JDBC transmits data in row-oriented format, serializing each row independently — efficient for small result sets but extremely slow for bulk transfers. Arrow Flight SQL transmits data in Arrow columnar RecordBatches — the same format the query engine uses internally. A Python data science workload pulling 100M rows from Dremio via Arrow Flight SQL avoids: JDBC serialization overhead, row-to-column conversion overhead, and Python object creation overhead — replacing all of these with a direct Arrow buffer handoff into PyArrow or Pandas 2.0.

Throughput improvements from JDBC to Arrow Flight SQL are typically 10–100x for bulk data access workloads — a transformative difference for data science and ML feature engineering pipelines.
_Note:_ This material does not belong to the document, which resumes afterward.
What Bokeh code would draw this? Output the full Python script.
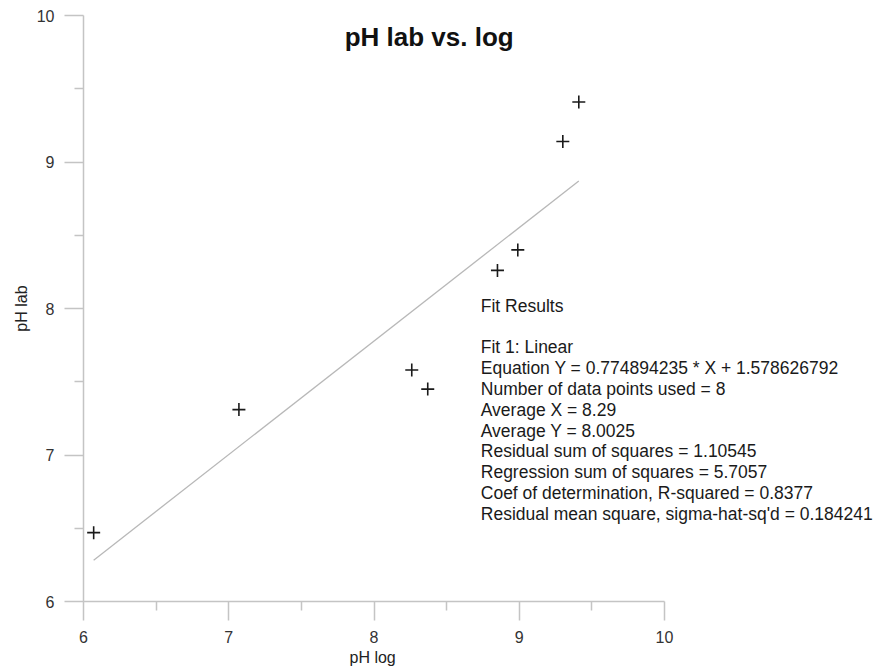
from bokeh.plotting import figure
from bokeh.models import FixedTicker, Range1d, Label, Title
from bokeh.embed import file_html
from bokeh.resources import INLINE

# ---- data ----
ph_log = [6.07, 7.07, 8.26, 8.37, 8.85, 8.99, 9.30, 9.41]
ph_lab = [6.47, 7.31, 7.58, 7.45, 8.26, 8.40, 9.14, 9.41]
slope = 0.774894235
intercept = 1.578626792
major_ticks = [6, 7, 8, 9, 10]
minor_ticks = [6.5, 7.5, 8.5, 9.5]
title_text = "pH  lab vs. log"
x_title = "pH log"
y_title = "pH lab"
fit_lines = [
    "Fit Results",
    "",
    "Fit 1: Linear",
    "Equation Y = 0.774894235 * X + 1.578626792",
    "Number of data points used = 8",
    "Average X = 8.29",
    "Average Y = 8.0025",
    "Residual sum of squares = 1.10545",
    "Regression sum of squares = 5.7057",
    "Coef of determination, R-squared = 0.8377",
    "Residual mean square, sigma-hat-sq'd = 0.184241",
]

FONT = "Liberation Sans"
AXIS_GRAY = "#c4c4c4"
LABEL_GRAY = "#333333"

# frame spans to the right page edge so the fit text is not clipped;
# the x axis itself is bounded to 6..10
p = figure(width=889, height=671, output_backend="svg", toolbar_location=None,
           x_range=Range1d(6, 6 + 806 / 145.25), y_range=Range1d(6, 10),
           min_border_left=83, min_border_right=0, min_border_top=15, min_border_bottom=70)
p.outline_line_color = None
p.xgrid.visible = False
p.ygrid.visible = False
p.background_fill_color = "white"
p.border_fill_color = "white"

for ax in (p.xaxis[0], p.yaxis[0]):
    ax.ticker = FixedTicker(ticks=major_ticks, minor_ticks=minor_ticks)
    ax.axis_line_color = AXIS_GRAY
    ax.axis_line_width = 1.5
    ax.major_tick_line_color = AXIS_GRAY
    ax.minor_tick_line_color = AXIS_GRAY
    ax.major_tick_line_width = 1.5
    ax.minor_tick_line_width = 1.5
    ax.major_tick_in = 0
    ax.minor_tick_in = 0
    ax.major_tick_out = 19
    ax.minor_tick_out = 9
    ax.major_label_text_font = FONT
    ax.major_label_text_font_size = "16px"
    ax.major_label_text_color = LABEL_GRAY
    ax.axis_label_text_font = FONT
    ax.axis_label_text_font_size = "16px"
    ax.axis_label_text_font_style = "normal"
    ax.axis_label_text_color = "#222222"

p.xaxis[0].bounds = (major_ticks[0], major_ticks[-1])
p.xaxis[0].major_label_standoff = 10
p.yaxis[0].major_label_standoff = 10
p.yaxis[0].axis_label_standoff = 4
p.yaxis[0].axis_label = y_title

# x axis title centred under the 6..10 axis (not under the wider frame)
p.add_layout(Title(text=x_title, align="left", offset=266, standoff=3,
                   text_font=FONT, text_font_size="16px", text_font_style="normal",
                   text_color="#222222"), "below")

# fit line over data range
fx = [min(ph_log), max(ph_log)]
fy = [slope * v + intercept for v in fx]
p.line(fx, fy, line_color="#b8b8b8", line_width=1.3)

p.scatter(ph_log, ph_lab, marker="cross", size=13, line_color="#1a1a1a", line_width=1.6)

# title
p.add_layout(Label(x=8.405, y=9.852, text=title_text, text_align="center",
                   text_baseline="alphabetic", text_font=FONT, text_font_size="26px",
                   text_font_style="bold", text_color="#111111"))

# fit results text
y0 = 8.018
step = 0.1418
for i, line in enumerate(fit_lines):
    if not line:
        continue
    p.add_layout(Label(x=8.735, y=y0 - i * step, text=line, text_align="left",
                       text_baseline="alphabetic", text_font=FONT,
                       text_font_size="17.5px", text_color="#1a1a1a"))

open("out.html", "w").write(file_html(p, INLINE))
Arrow Flight SQL High Performance Data Access diagram
Figure 2: Arrow Flight SQL vs JDBC — columnar bulk transfer vs row-serial protocol throughput comparison.

Summary

Apache Arrow is the performance infrastructure layer of the modern analytics stack. Its standardized in-memory columnar format enables zero-copy data sharing across languages, SIMD-optimized vectorized processing in query engines, and the Arrow Flight SQL high-throughput data access protocol. For the data lakehouse, Arrow is the invisible connective tissue that links Parquet files on S3 to vectorized engine operators, Python data science workloads to SQL query results, and AI agent data requests to enterprise lakehouse tables — all with maximum throughput and minimum overhead.